Qu’aurait dit Said lui-même sur ce que j’appelle le néo-nationalisme palestinien ? J’utilise le terme de néo-nationalisme palestinien pour désigner tout ce qui embellit l’occupation, soutient la normalisation et défend la solution raciste de deux États comme la solution à la question palestinienne, indépendamment du fait flagrant qu’elle nie les droits des deux tiers du peuple palestinien, à savoir les réfugiés et les citoyens palestiniens d’Israël. Il est parfaitement incarné par les accords d’Oslo, qui ont été signés par la direction de droite de l’OLP et qui ont survécu au cours des deux dernières décennies grâce aux encouragements et au soutien de l’UE, des régimes arabes officiels, des États-Unis et de la Banque mondiale qui a nommé l’un de ses employés au poste de Premier ministre de l’Autorité palestinienne !

Said et tous les autres héros anti-coloniaux mentionnés ci-dessus, auraient eu des réponses très réfléchies pour ceux qui pensent qu’il n’y a pas d’alternative au statu quo mortel actuel en Palestine – comme s’il n’y avait pas d’alternative à l’occupation, la colonisation et à l’apartheid. Ma défunte mère, qui était analphabète, l’a résumé avec beaucoup d’éloquence en 1993, l’année où les désastreux accords d’Oslo ont été signés. Alors que de nombreuses personnes descendaient dans la rue pour célébrer l’accord qui « apporterait la prospérité et ferait de Gaza le Singapour du Moyen-Orient », elle demanda simplement : ces accords nous permettent-ils de retourner à Zarnouqa ? Elle faisait référence au village dont elle, avec des dizaines de milliers d’autres personnes, ont été ethniquement nettoyées par les milices sionistes.

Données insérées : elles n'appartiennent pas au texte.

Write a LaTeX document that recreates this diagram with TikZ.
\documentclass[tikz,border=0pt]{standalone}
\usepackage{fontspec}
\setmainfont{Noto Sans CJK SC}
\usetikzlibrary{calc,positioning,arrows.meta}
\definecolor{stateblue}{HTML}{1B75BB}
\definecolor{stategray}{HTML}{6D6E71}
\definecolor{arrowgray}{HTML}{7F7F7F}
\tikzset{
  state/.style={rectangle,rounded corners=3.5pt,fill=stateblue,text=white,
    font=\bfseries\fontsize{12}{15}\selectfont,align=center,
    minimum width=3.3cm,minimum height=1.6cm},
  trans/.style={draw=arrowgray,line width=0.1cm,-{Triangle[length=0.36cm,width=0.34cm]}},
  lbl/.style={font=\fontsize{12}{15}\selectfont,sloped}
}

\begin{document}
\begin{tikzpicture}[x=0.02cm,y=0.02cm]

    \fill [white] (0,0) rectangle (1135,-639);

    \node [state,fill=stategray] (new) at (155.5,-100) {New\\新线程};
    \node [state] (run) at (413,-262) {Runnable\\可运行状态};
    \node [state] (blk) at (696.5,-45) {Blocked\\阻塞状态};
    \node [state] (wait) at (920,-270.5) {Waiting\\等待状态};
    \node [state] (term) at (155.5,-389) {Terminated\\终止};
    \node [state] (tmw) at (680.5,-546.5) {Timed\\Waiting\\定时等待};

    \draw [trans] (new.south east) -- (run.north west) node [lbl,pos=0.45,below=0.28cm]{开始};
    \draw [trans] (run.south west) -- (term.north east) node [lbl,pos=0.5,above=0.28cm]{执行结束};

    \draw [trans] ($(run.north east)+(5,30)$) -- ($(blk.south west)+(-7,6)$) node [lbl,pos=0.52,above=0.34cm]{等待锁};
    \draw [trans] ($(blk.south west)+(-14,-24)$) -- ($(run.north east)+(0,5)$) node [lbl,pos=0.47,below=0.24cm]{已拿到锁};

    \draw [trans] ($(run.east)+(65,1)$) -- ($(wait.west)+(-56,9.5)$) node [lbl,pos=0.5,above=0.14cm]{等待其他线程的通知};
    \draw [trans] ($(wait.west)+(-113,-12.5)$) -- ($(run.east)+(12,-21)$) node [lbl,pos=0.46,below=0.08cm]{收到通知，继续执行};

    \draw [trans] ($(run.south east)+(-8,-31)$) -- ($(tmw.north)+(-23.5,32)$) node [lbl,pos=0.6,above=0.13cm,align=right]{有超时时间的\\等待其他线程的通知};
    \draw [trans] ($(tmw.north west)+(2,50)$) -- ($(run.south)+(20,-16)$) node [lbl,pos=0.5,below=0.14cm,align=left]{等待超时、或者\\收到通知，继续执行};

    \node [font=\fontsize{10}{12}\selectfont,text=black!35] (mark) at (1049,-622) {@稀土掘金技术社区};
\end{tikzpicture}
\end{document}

D’où notre appel en faveur du BDS et à une démocratie laïque dans la Palestine historique. Nous sommes inspirés par le premier mouvement anti-apartheid et les autres luttes contre le colonialisme de peuplement, ainsi que par les grandes idées de ces intellectuels et je dois ajouter, ces combattants de la liberté. Liberté, justice et égalité ou rien, tel est notre slogan. C’est ainsi que nous créons un espace où comme l’a dit Aimé Césaire, « il y a de la place pour tout le monde au rendez-vous de la victoire ».